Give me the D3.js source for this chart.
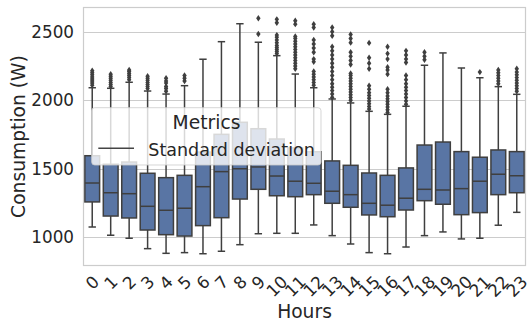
<!DOCTYPE html>
<html>
<head>
<meta charset="utf-8">
<script src="https://cdn.jsdelivr.net/npm/d3@7"></script>
<style>
  html, body { margin: 0; padding: 0; background: #fff; }
  svg { display: block; font-family: "DejaVu Sans", sans-serif; }
</style>
</head>
<body>
<svg id="chart" width="527" height="327"></svg>
<script>
const hours = ["0","1","2","3","4","5","6","7","8","9","10","11","12","13","14","15","16","17","18","19","20","21","22","23"];
const whiskerLow  = [1075,1015,993,917,883,888,880,898,946,1026,1029,1029,1090,1012,951,888,880,929,1012,1039,988,993,1088,1182];
const q1          = [1258,1155,1141,1053,1019,1009,1085,1143,1279,1350,1303,1296,1311,1248,1219,1163,1150,1199,1267,1241,1165,1180,1311,1325];
const median      = [1396,1325,1318,1226,1197,1212,1369,1479,1500,1513,1447,1409,1394,1336,1311,1248,1234,1285,1350,1345,1355,1409,1460,1449];
const q3          = [1595,1533,1549,1467,1435,1452,1622,1751,1839,1792,1717,1652,1624,1557,1525,1469,1452,1506,1673,1695,1625,1584,1637,1625];
const whiskerHigh = [2091,2087,2131,2067,2045,2106,2299,2427,2558,2423,2325,2191,2091,2009,1980,1919,1897,1956,2255,2345,2235,2164,2099,2043];
const outliers = [
  [2110,2125,2140,2155,2170,2185,2200,2215],
  [2100,2115,2130,2145,2160,2175,2190],
  [2150,2165,2180,2195,2210,2220],
  [2085,2100,2115,2130,2145,2160,2175],
  [2065,2085,2100,2125,2140,2160],
  [2140,2160,2180],
  [],
  [],
  [],
  [2483,2598],
  [2340,2355,2370,2385,2400,2420,2440,2460,2475,2565,2590],
  [2230,2250,2270,2290,2310,2330,2350,2370,2390,2410,2430,2450,2465,2555,2580],
  [2110,2130,2150,2170,2190,2210,2280,2300,2350,2380,2410,2440,2530,2555],
  [2020,2045,2070,2095,2120,2150,2180,2210,2240,2270,2300,2330,2360,2390,2470,2500,2530],
  [2000,2020,2040,2060,2080,2100,2120,2140,2160,2180,2195,2260,2290,2320,2350,2420,2450,2480],
  [1935,1955,1975,1995,2015,2035,2055,2080,2105,2230,2270,2310,2418],
  [1910,1930,1950,1970,1990,2010,2030,2055,2080,2190,2220,2240,2300,2340,2390],
  [1970,1995,2020,2045,2070,2095,2120,2150,2180,2275,2300,2330,2360],
  [2295,2320,2350],
  [],
  [],
  [2205],
  [2120,2140,2160,2180,2200,2220],
  [2065,2085,2105,2125,2145,2165,2185,2205,2230]
];
const yTicks = [1000,1500,2000,2500];
const legendTitle = "Metrics";
const legendLabel = "Standard deviation";
const xTitle = "Hours";
const yTitle = "Consumption (W)";

const svg = d3.select("#chart");
const L = 83, R = 526, T = 7, B = 266;
const x = d3.scaleBand().domain(hours).range([L, R]).padding(0);
const y = d3.scaleLinear().domain([790.5, 2680]).range([B, T]);

const boxFill = "#5975a4";
const edge = "#3f3f3f";
const gridC = "#cccccc";

// grid
svg.append("g").selectAll("line").data(yTicks).join("line")
  .attr("x1", L).attr("x2", R)
  .attr("y1", d => Math.round(y(d)) + 0.5).attr("y2", d => Math.round(y(d)) + 0.5)
  .attr("stroke", gridC).attr("stroke-width", 1);

const bw = x.bandwidth() * 0.8;
const capW = bw * 0.5;
const g = svg.append("g");
hours.forEach((h, i) => {
  const cx = x(h) + x.bandwidth() / 2;
  const gg = g.append("g");
  // whiskers
  gg.append("line").attr("x1", cx).attr("x2", cx).attr("y1", y(q1[i])).attr("y2", y(whiskerLow[i]))
    .attr("stroke", edge).attr("stroke-width", 1.5);
  gg.append("line").attr("x1", cx).attr("x2", cx).attr("y1", y(q3[i])).attr("y2", y(whiskerHigh[i]))
    .attr("stroke", edge).attr("stroke-width", 1.5);
  // caps
  [whiskerLow[i], whiskerHigh[i]].forEach(v => {
    gg.append("line").attr("x1", cx - capW / 2).attr("x2", cx + capW / 2).attr("y1", y(v)).attr("y2", y(v))
      .attr("stroke", edge).attr("stroke-width", 1.5);
  });
  // box
  gg.append("rect").attr("x", cx - bw / 2).attr("width", bw)
    .attr("y", y(q3[i])).attr("height", y(q1[i]) - y(q3[i]))
    .attr("fill", boxFill).attr("stroke", edge).attr("stroke-width", 1.5);
  gg.append("line").attr("x1", cx - bw / 2).attr("x2", cx + bw / 2).attr("y1", y(median[i])).attr("y2", y(median[i]))
    .attr("stroke", edge).attr("stroke-width", 1.5);
  // outliers (diamonds)
  gg.selectAll("path").data(outliers[i]).join("path")
    .attr("d", d => `M${cx},${y(d) - 3.2}L${cx + 2.2},${y(d)}L${cx},${y(d) + 3.2}L${cx - 2.2},${y(d)}Z`)
    .attr("fill", edge);
});

// spines
svg.append("rect").attr("x", L + 0.5).attr("y", T + 0.5).attr("width", R - L - 1).attr("height", B - T - 1)
  .attr("fill", "none").attr("stroke", gridC).attr("stroke-width", 1.2);

// y tick labels
svg.append("g").selectAll("text").data(yTicks).join("text")
  .attr("x", 74).attr("y", d => y(d)).attr("dy", "0.36em")
  .attr("text-anchor", "end").attr("font-size", 16.8).attr("fill", "#262626")
  .text(d => d);

// x tick labels
svg.append("g").selectAll("text").data(hours).join("text")
  .attr("text-anchor", "middle").attr("dy", "0.36em").attr("font-size", 16.8).attr("fill", "#262626")
  .attr("transform", d => {
    const cx = x(d) + x.bandwidth() / 2;
    const w = d.length * 10.7;
    const cy = 275 + (w + 10) / 2.83;
    return `translate(${cx},${cy}) rotate(-45)`;
  })
  .text(d => d);

// axis titles
svg.append("text").attr("x", (L + R) / 2).attr("y", 318.3).attr("text-anchor", "middle")
  .attr("font-size", 18.7).attr("fill", "#262626").text(xTitle);
svg.append("text").attr("transform", `translate(24.5,${(T + B) / 2}) rotate(-90)`).attr("text-anchor", "middle")
  .attr("font-size", 18.7).attr("fill", "#262626").text(yTitle);

// legend
const lg = svg.append("g");
lg.append("rect").attr("x", 91.7).attr("y", 107.7).attr("width", 229.3).attr("height", 57.3).attr("rx", 3)
  .attr("fill", "#ffffff").attr("fill-opacity", 0.8).attr("stroke", "#cccccc").attr("stroke-opacity", 0.8);
lg.append("text").attr("x", 206.5).attr("y", 129).attr("text-anchor", "middle")
  .attr("font-size", 18.7).attr("fill", "#262626").text(legendTitle);
lg.append("line").attr("x1", 98.3).attr("x2", 134).attr("y1", 148.3).attr("y2", 148.3)
  .attr("stroke", "#444444").attr("stroke-width", 1.5);
lg.append("text").attr("x", 148.3).attr("y", 155.7).attr("font-size", 17.5).attr("fill", "#262626").text(legendLabel);
</script>
</body>
</html>
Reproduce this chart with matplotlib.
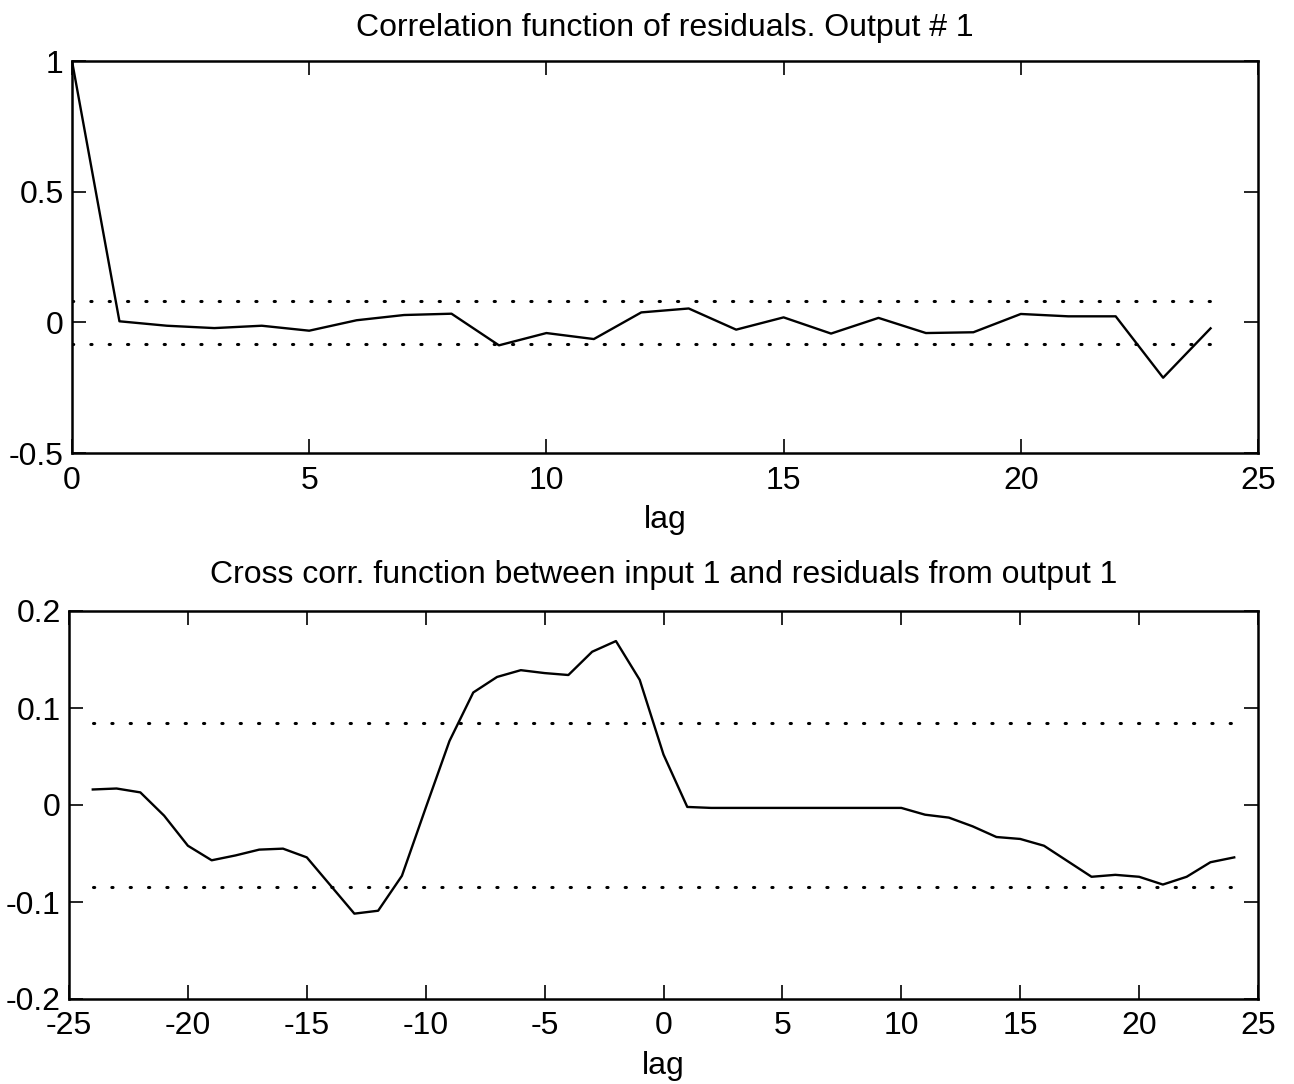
import numpy as np
import matplotlib
matplotlib.use("Agg")
import matplotlib.pyplot as plt

plt.rcParams['font.family'] = ['Liberation Sans', 'DejaVu Sans']
plt.rcParams['axes.unicode_minus'] = False

# auto-correlation of residuals, lags 0..24
acfLags = list(range(0, 25))
acfValues = [1.0, 0.004, -0.013, -0.022, -0.013, -0.032, 0.008, 0.028, 0.033,
             -0.088, -0.041, -0.064, 0.038, 0.053, -0.028, 0.019, -0.043, 0.017,
             -0.041, -0.038, 0.032, 0.023, 0.023, -0.212, -0.023]
acfConf = 0.082

# cross-correlation input 1 / residuals, lags -24..24
ccfLags = list(range(-24, 25))
ccfValues = [0.016, 0.017, 0.013, -0.011, -0.042, -0.057, -0.052, -0.046, -0.045,
             -0.054, -0.083, -0.112, -0.109, -0.073, -0.003, 0.066, 0.116, 0.132,
             0.139, 0.136, 0.134, 0.158, 0.169, 0.129, 0.052,
             -0.002, -0.003, -0.003, -0.003, -0.003, -0.003, -0.003, -0.003, -0.003,
             -0.003, -0.010, -0.013, -0.022, -0.033, -0.035, -0.042, -0.058, -0.074,
             -0.072, -0.074, -0.082, -0.074, -0.059, -0.054]
ccfConf = 0.085

fs = 23

fig = plt.figure(figsize=(12.94, 10.84), dpi=100)
W, H = 1294, 1084
ax1 = fig.add_axes([72 / W, 1 - 453 / H, (1258 - 72) / W, (453 - 61) / H])
ax2 = fig.add_axes([69 / W, 1 - 999 / H, (1258 - 69) / W, (999 - 611) / H])


def styleAxes(ax):
    ax.tick_params(direction='in', length=10, width=1.2, top=True, right=True,
                   labelsize=fs)
    ax.tick_params(axis='x', pad=9)
    ax.tick_params(axis='y', pad=6)
    for s in ax.spines.values():
        s.set_linewidth(1.8)


def confLines(ax, lags, conf):
    for c in (conf, -conf):
        ax.plot([lags[0], lags[-1]], [c, c], color='black', lw=2.2,
                dashes=(0.4, 5.6), dash_capstyle='round')


ax1.plot(acfLags, acfValues, color='black', lw=1.7)
confLines(ax1, acfLags, acfConf)
ax1.set_xlim(0, 25)
ax1.set_ylim(-0.5, 1)
ax1.set_xticks([0, 5, 10, 15, 20, 25])
ax1.set_yticks([-0.5, 0, 0.5, 1])
ax1.set_yticklabels(['-0.5', '0', '0.5', '1'])
ax1.set_xlabel('lag', fontsize=fs, labelpad=7)
ax1.set_title('Correlation function of residuals. Output # 1', fontsize=fs, pad=18)
styleAxes(ax1)

ax2.plot(ccfLags, ccfValues, color='black', lw=1.7)
confLines(ax2, ccfLags, ccfConf)
ax2.set_xlim(-25, 25)
ax2.set_ylim(-0.2, 0.2)
ax2.set_xticks([-25, -20, -15, -10, -5, 0, 5, 10, 15, 20, 25])
ax2.set_yticks([-0.2, -0.1, 0, 0.1, 0.2])
ax2.set_yticklabels(['-0.2', '-0.1', '0', '0.1', '0.2'])
ax2.set_xlabel('lag', fontsize=fs, labelpad=7)
ax2.set_title('Cross corr. function between input 1 and residuals from output 1',
              fontsize=fs, pad=20)
styleAxes(ax2)

fig.savefig('out.png', dpi=100)
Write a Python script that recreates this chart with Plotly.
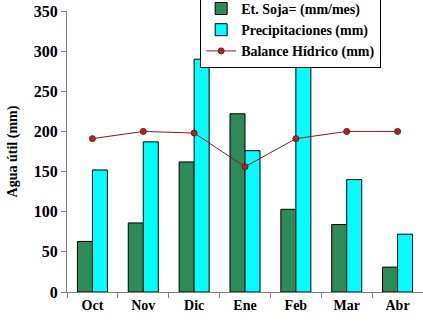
import plotly.graph_objects as go

months = ["Oct", "Nov", "Dic", "Ene", "Feb", "Mar", "Abr"]
et_soja = [63, 86, 162, 222, 103, 84, 31]
precip = [152, 187, 290, 176, 291, 140, 72]
balance = [191, 200, 198, 156, 191, 200, 200]

FONT = "Liberation Serif"

fig = go.Figure()
fig.add_trace(go.Bar(
    x=months, y=et_soja, name="Et. Soja= (mm/mes)",
    marker=dict(color="#2E8B57", line=dict(color="black", width=1)),
))
fig.add_trace(go.Bar(
    x=months, y=precip, name="Precipitaciones (mm)",
    marker=dict(color="#00FFFF", line=dict(color="black", width=1)),
))
fig.add_trace(go.Scatter(
    x=months, y=balance, name="Balance Hídrico (mm)", mode="lines+markers",
    line=dict(color="#8B1A1A", width=1),
    marker=dict(color="#B22222", size=6, line=dict(color="#7A1515", width=1)),
))

fig.update_layout(
    width=423, height=326,
    margin=dict(l=67, r=0, t=11, b=34, autoexpand=False),
    paper_bgcolor="white", plot_bgcolor="white",
    barmode="group", bargap=0.41, bargroupgap=0,
    font=dict(family=FONT, size=13, color="black", weight="bold"),
    showlegend=True,
    legend=dict(
        x=0.374, y=1.068, xanchor="left", yanchor="top",
        bgcolor="white", bordercolor="black", borderwidth=1,
        font=dict(family=FONT, size=14, color="black", weight="bold"),
        tracegroupgap=0, itemwidth=30,
    ),
    xaxis=dict(
        showline=True, linecolor="#808080", linewidth=1,
        ticks="outside", ticklen=5, tickcolor="#808080", tickson="boundaries",
        showgrid=False, range=[-0.5, 6.5],
        tickfont=dict(family=FONT, size=14, color="black", weight="bold"),
    ),
    yaxis=dict(
        range=[0, 350], dtick=50,
        showline=True, linecolor="#808080", linewidth=1,
        ticks="outside", ticklen=5, tickcolor="#808080",
        showgrid=False, zeroline=False,
        tickfont=dict(family=FONT, size=16, color="black", weight="bold"),
        title=dict(text="Agua útil (mm)", standoff=12,
                   font=dict(family=FONT, size=14, color="black", weight="bold")),
    ),
)

fig.write_html("out.html")
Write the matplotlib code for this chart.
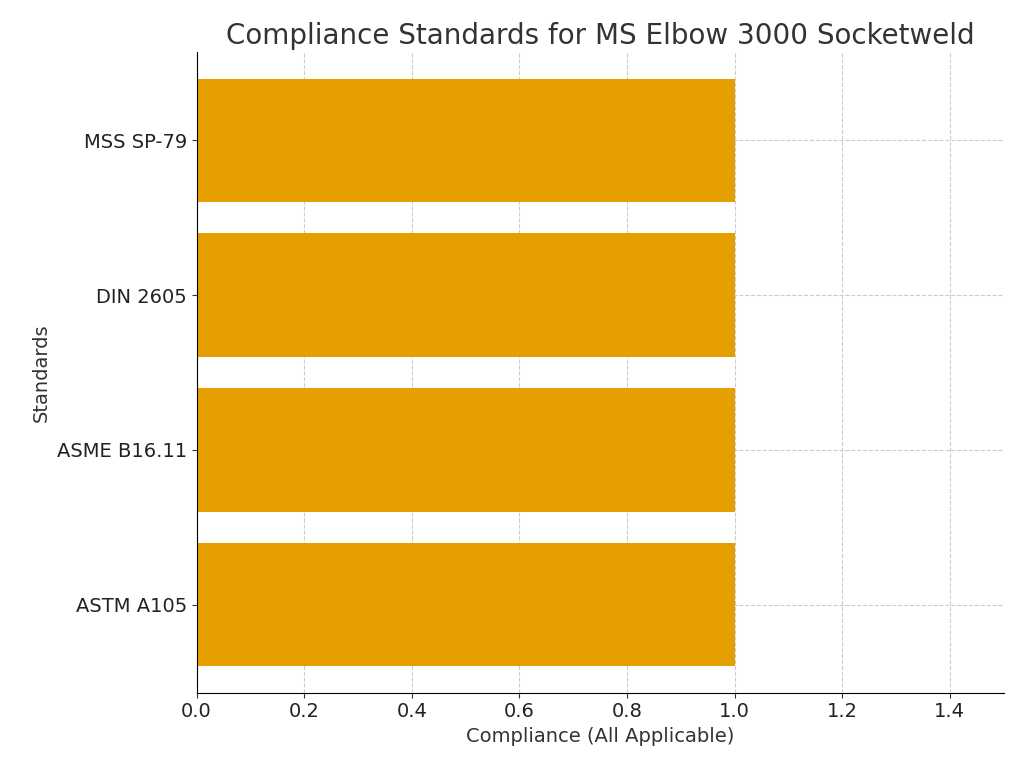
import matplotlib
matplotlib.use("Agg")
import matplotlib.pyplot as plt

standards = ["ASTM A105", "ASME B16.11", "DIN 2605", "MSS SP-79"]
compliance = [1, 1, 1, 1]

fig = plt.figure(figsize=(10.24, 7.68), dpi=100)
ax = fig.add_axes([0.192, 0.098, 0.788, 0.834])
ax.barh(standards, compliance, height=0.8, color="#E69F00", zorder=2)
ax.set_xlim(0, 1.5)
ax.set_ylim(-0.57, 3.57)
ax.grid(True, linestyle="--", color="#cccccc", linewidth=0.8, zorder=0)
for s in ["top", "right"]:
    ax.spines[s].set_visible(False)
ax.tick_params(labelsize=14, colors="#333333", labelcolor="#222222")
ax.set_xlabel("Compliance (All Applicable)", fontsize=14, color="#333333")
ax.set_ylabel("Standards", fontsize=14, color="#333333")
ax.set_title("Compliance Standards for MS Elbow 3000 Socketweld", fontsize=20, color="#333333")
fig.savefig("out.png", dpi=100)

> Given exercise
Beginning at the line with "Write the matplotlib code for this chart.", reproduce each line exactly through the last line of the records above, with pictures left out.

> Solved exercise
Write the matplotlib code for this chart.
import matplotlib
matplotlib.use("Agg")
import matplotlib.pyplot as plt

standards = ["ASTM A105", "ASME B16.11", "DIN 2605", "MSS SP-79"]
compliance = [1, 1, 1, 1]

fig = plt.figure(figsize=(10.24, 7.68), dpi=100)
ax = fig.add_axes([0.192, 0.098, 0.788, 0.834])
ax.barh(standards, compliance, height=0.8, color="#E69F00", zorder=2)
ax.set_xlim(0, 1.5)
ax.set_ylim(-0.57, 3.57)
ax.grid(True, linestyle="--", color="#cccccc", linewidth=0.8, zorder=0)
for s in ["top", "right"]:
    ax.spines[s].set_visible(False)
ax.tick_params(labelsize=14, colors="#333333", labelcolor="#222222")
ax.set_xlabel("Compliance (All Applicable)", fontsize=14, color="#333333")
ax.set_ylabel("Standards", fontsize=14, color="#333333")
ax.set_title("Compliance Standards for MS Elbow 3000 Socketweld", fontsize=20, color="#333333")
fig.savefig("out.png", dpi=100)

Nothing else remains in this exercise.